«En un mois, le patient recouvre ses fonctions visuelles»
Dr Muriel Catanese
Dans la lumière tamisée du bloc opératoire, la chirurgienne, yeux rivés sur son microscope, s’affaire sur un patient endormi, les paupières d’un œil écartées. Au-dessus, deux grands écrans permettent de suivre l’intervention en gros plan.
Nous sommes à l’hôpital Jules-Gonin de Lausanne, grand pôle de compétence suisse en matière d’ophtalmologie. Et, à défaut d’être complètement historique, l’événement représente une première médicale en Suisse romande. Véritable virtuose du scalpel, la doctoresse Muriel Catanese, spécialiste en cornée et chirurgie réfractive, œuvre à greffer une nouvelle cornée à un patient âgé qui n’y voyait presque plus.

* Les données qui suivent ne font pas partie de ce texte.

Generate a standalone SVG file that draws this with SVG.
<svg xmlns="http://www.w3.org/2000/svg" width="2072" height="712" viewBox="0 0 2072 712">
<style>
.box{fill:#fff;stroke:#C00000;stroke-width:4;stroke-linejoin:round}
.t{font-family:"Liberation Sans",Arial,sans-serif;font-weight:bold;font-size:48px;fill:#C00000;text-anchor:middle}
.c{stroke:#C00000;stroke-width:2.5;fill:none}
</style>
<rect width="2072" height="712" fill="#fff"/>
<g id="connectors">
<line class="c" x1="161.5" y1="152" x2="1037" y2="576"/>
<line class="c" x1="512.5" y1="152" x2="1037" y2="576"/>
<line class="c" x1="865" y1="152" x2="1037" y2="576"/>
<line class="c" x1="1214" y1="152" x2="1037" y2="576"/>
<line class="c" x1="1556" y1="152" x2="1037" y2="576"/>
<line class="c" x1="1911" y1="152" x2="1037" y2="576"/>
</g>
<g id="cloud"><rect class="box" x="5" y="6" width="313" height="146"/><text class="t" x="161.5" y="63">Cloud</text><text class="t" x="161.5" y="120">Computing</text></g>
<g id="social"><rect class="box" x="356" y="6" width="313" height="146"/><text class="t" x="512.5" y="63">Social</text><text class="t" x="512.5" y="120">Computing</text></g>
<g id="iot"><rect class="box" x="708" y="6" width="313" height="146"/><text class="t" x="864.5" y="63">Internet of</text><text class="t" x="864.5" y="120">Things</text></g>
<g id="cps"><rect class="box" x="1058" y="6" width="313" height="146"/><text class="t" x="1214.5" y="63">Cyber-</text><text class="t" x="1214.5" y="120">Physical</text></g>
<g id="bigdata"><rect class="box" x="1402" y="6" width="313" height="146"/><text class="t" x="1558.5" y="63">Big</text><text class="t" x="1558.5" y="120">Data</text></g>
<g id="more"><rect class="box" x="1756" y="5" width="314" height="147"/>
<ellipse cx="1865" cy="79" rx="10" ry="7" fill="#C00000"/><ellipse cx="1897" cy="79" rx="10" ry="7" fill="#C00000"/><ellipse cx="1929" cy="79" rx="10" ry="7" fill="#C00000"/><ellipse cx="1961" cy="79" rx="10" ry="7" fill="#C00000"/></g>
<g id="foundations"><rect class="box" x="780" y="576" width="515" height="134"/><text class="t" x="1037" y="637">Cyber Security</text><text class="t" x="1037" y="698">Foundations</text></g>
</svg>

Une demi-heure plutôt, le greffon était arrivé en provenance de la Banque des yeux de l’hôpital. Il est 13h30 et la doctoresse, méticuleuse, vérifie minutieusement son état. Elle le colore à l’aide d’une substance violette, procède à une découpe en périphérie, puis décolle un mince film, de 8 mm de diamètre sur 15 microns à peine d’épaisseur qui tapissait sa face intérieure: c’est l’endothélium, la couche la plus profonde de la cornée, destiné à être implanté au patient. Cette technique révolutionnaire, appelée DMEK permet une récupération plus rapide du patient et se susbstitue désormais aux greffes complètes de cornées dites transfixiantes.
Comme du papier à cigarette
Dans l’intervalle, le patient a été préparé, puis endormi. L’intervention proprement dite commence. Avec des gestes précis et sûrs, la chirurgienne procède à de microscopiques incisions autour de la cornée du malade. La cornée étant un organe non vascularisé, il y a très peu de sang.

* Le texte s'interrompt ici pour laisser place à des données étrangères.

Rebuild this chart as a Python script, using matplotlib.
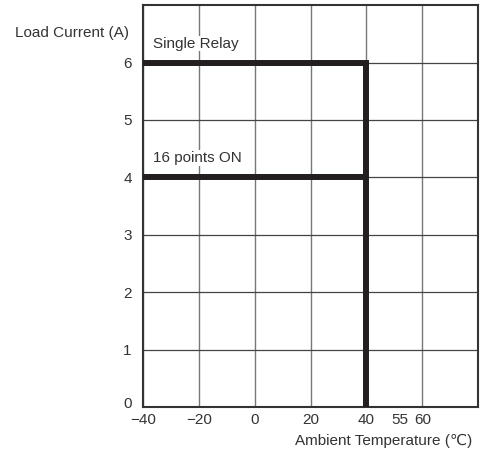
import matplotlib
matplotlib.use("Agg")
import matplotlib.pyplot as plt
import matplotlib.transforms as mtransforms

plt.rcParams["font.family"] = ["Liberation Sans", "DejaVu Sans"]

# Derating curves
relay_temp = [-40, 40, 40]
relay_current = [6, 6, 0]
points_temp = [-40, 40]
points_current = [4, 4]

x_ticks = [-40, -20, 0, 20, 40, 55, 60]
x_labels = ["\u221240", "\u221220", "0", "20", "40", "55", "60"]
x_grid = [-40, -20, 0, 20, 40, 60, 80]
y_ticks = [0, 1, 2, 3, 4, 5, 6]

fig = plt.figure(figsize=(4.93, 4.62), dpi=100)
ax = fig.add_axes([0.290, 0.119, 0.680, 0.870])

for x in x_grid:
    ax.axvline(x, color="#777777", linewidth=1.0, zorder=1)
for y in y_ticks:
    ax.axhline(y, color="#444444", linewidth=0.9, zorder=1)

ax.plot(relay_temp, relay_current, color="#231f20", linewidth=4.3,
        solid_joinstyle="miter", solid_capstyle="butt", zorder=3)
ax.plot(points_temp, points_current, color="#231f20", linewidth=4.3,
        solid_capstyle="butt", zorder=3)

ax.text(-36.5, 6.33, "Single Relay", fontsize=11, color="#333333",
        va="center", ha="left",
        bbox=dict(facecolor="white", edgecolor="none", pad=0.5))
ax.text(-36.5, 4.34, "16 points ON", fontsize=11, color="#333333",
        va="center", ha="left",
        bbox=dict(facecolor="white", edgecolor="none", pad=0.5))

ax.set_xlim(-40, 80)
ax.set_ylim(0, 7)
ax.set_xticks(x_ticks)
ax.set_xticklabels(x_labels)
ax.set_yticks(y_ticks)
ax.tick_params(length=0, labelsize=11, labelcolor="#333333")
ax.tick_params(axis="x", pad=4.5)
ax.tick_params(axis="y", pad=8)
ax.get_xticklabels()[5].set_horizontalalignment("right")
# lift the y "0" a little, as in the original
zero = ax.get_yticklabels()[0]
zero.set_transform(zero.get_transform() +
                   mtransforms.ScaledTranslation(0, 3 / 72, fig.dpi_scale_trans))
for s in ax.spines.values():
    s.set_color("#333333")
    s.set_linewidth(1.5)

fig.text(0.030, 0.928, "Load Current (A)", fontsize=11, color="#333333",
         ha="left", va="center")
fig.text(0.958, 0.045, "Ambient Temperature (\u2103)", fontsize=11,
         color="#333333", ha="right", va="center")

fig.savefig("out.png", dpi=100)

Ensuite, elle pèle délicatement puis retire l’endothélium malade, comme lorsque l’on gratte la face intérieure d’une loupe. L’œil est désormais prêt à recevoir le greffon. Celui-ci, enroulé sur lui-même comme du papier à cigarette, est aspiré à l’aide d’une seringue puis injecté dans l’œil. Comme il a été coloré au préalable, on l’identifie aisément.
Et c’est là que commence le plus difficile. Enroulé sur lui-même à l’intérieur de l’œil, il faut désormais déployer, déplisser en quelque sorte le greffon pour qu’il se colle dans la face antérieure de la cornée du patient. Délicate, cette manœuvre peut prendre 15 minutes comme une heure. Question de chance, question d’âge du donneur (plus celui-ci est jeune, plus le greffon sera «élastique» et difficile à déployer), question d’habileté du médecin aussi.

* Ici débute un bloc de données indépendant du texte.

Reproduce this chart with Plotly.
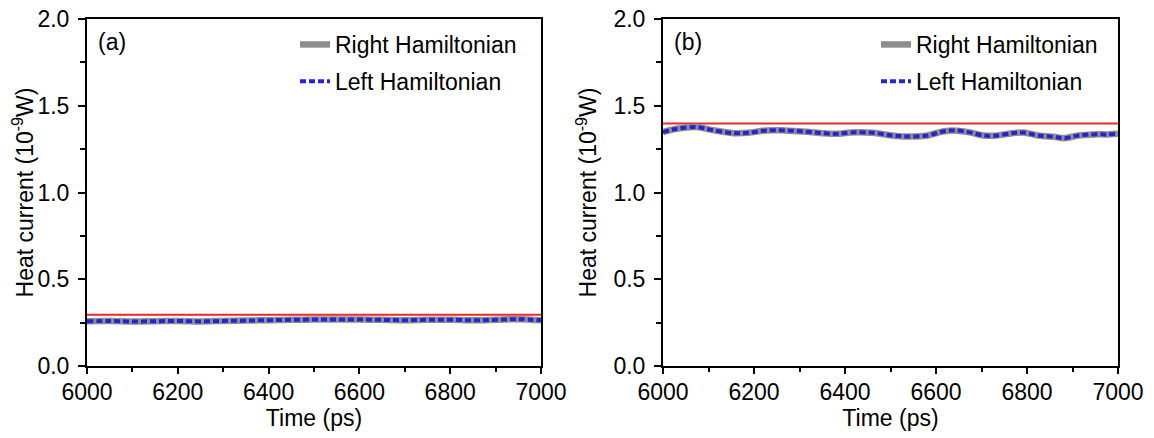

Toujours est-il que cette fois-ci, l’affaire est pliée en moins d’un quart d’heure, et le greffon déplié et positionné dans le bon sens. Une bulle d’air est ensuite injectée dans l’œil pour fixer le greffon. Elle mettra une journée à se résorber, imposant au patient de rester couché strictement à l’horizontale durant au moins 48 heures. À 14h30, tout est terminé, et le patient peut quitter le bloc. «Si tout se passe bien, explique Muriel Catanese, la récupération visuelle devrait être complète d’ici un mois! Même si le risque est minimal, le patient devra néanmoins recevoir un collyre anti-rejet durant une année, à titre préventif».
Alors, magique, cette nouvelle technique de greffe de cornée? Certainement! La technique est éprouvée, les résultats excellents ce qui est très encourageant à une période où le vieillissement de la population conduit à un nombre croissant de maladies de la cornée.
Seulement voilà, l’enjeu est ailleurs. Il n’est pas technique, mais... sociétal et culturel.
En Suisse, on manque en effet de donneurs et à l’heure actuelle 120 personnes sont dans l’attente d’une greffe à Lausanne. Une liste qui ne se résorbera qu’au prix d’un changement de mentalités.